Streaming Millions of CSV Rows in PowerShell with Import-Csv -ReadCount

Published on February 21, 2026 | Category: Automation | Tags: powershell, csv, performance, data-processing, automation

When a CSV crosses the million-row line, naive patterns like read-all-then-process quickly exhaust memory and slow to a crawl. The fix is simple and powerful: stream the file in predictable chunks, parse with an invariant culture so numbers and dates are stable across locales, and append results as you go. In this post, youll learn a production-ready pattern that keeps memory flat, improves throughput, and yields consistent output.

Stream in Chunks with -ReadCount

Batching is the difference between an OOM spike and a smooth, steady run. By setting -ReadCount, you receive arrays of records (chunks) from Import-Csv and process each batch before the next one arrives. That keeps the working set bounded while still moving quickly through the file.

The core pipeline

$path = './large.csv'
$out  = './summary.csv'
$read = 1000
$fmt  = [Globalization.CultureInfo]::InvariantCulture

if (Test-Path $out) { Remove-Item -Path $out -Force }

Import-Csv -Path $path -Delimiter ',' -Encoding UTF8 -ReadCount $read | ForEach-Object {
  foreach ($r in $_) {
    $amt  = if ([string]::IsNullOrWhiteSpace($r.Amount)) { 0 } else { [double]::Parse($r.Amount, $fmt) }
    $date = [datetime]::Parse($r.Date, $fmt)
    [pscustomobject]@{ Day=$date.ToString('yyyy-MM-dd'); Amount=[math]::Round($amt,2); Account=$r.Account }
  } | Export-Csv -Path $out -NoTypeInformation -Append -Encoding UTF8
}
Write-Host ("Saved -> {0}" -f (Resolve-Path -Path $out))

Why this scales:

Bounded memory: Each batch is processed and released before the next one arrives.
Continuous output: Export-Csv -Append writes as you go, so you dont hold an in-memory result set.
Predictable CPU profile: Work per chunk is consistent; the GC has less to do.

Choosing the right -ReadCount

100 6,000 is a good starting window. Try 1000 or 5000 and benchmark.
Smaller batches reduce peak memory; larger batches reduce I/O flush frequency. Find the sweet spot for your disk and CPU.

Parse Numbers and Dates with Invariant Culture

CSV data often comes from multiple locales.

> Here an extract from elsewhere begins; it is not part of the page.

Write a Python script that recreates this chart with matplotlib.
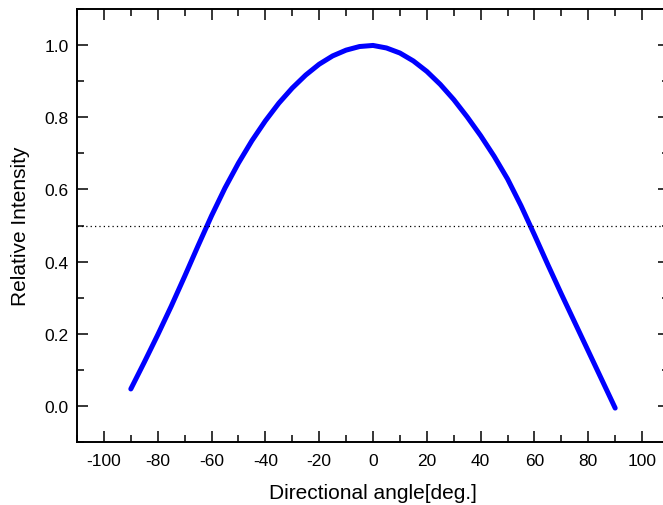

Without an explicit culture, double and DateTime parsing can break on commas vs. dots or region-specific formats. Use [CultureInfo]::InvariantCulture and normalize early to keep your pipeline robust and testable.

Safe numeric parsing

Prefer TryParse for resilience. It avoids exceptions on bad rows and keeps your batch moving.

$fmt = [Globalization.CultureInfo]::InvariantCulture

function Parse-AmountOrDefault {
  param([string]$s, [double]$default = 0)
  if ([string]::IsNullOrWhiteSpace($s)) { return $default }
  [double]$val = 0
  if ([double]::TryParse($s, [Globalization.NumberStyles]::Float, $fmt, [ref]$val)) { return $val }
  return $default
}

Stable date handling

Apply consistent formats on output, even if the input is messy. If the input is guaranteed in ISO 8601 (yyyy-MM-dd or yyyy-MM-ddTHH:mm:ssZ), parsing is cheap and reliable.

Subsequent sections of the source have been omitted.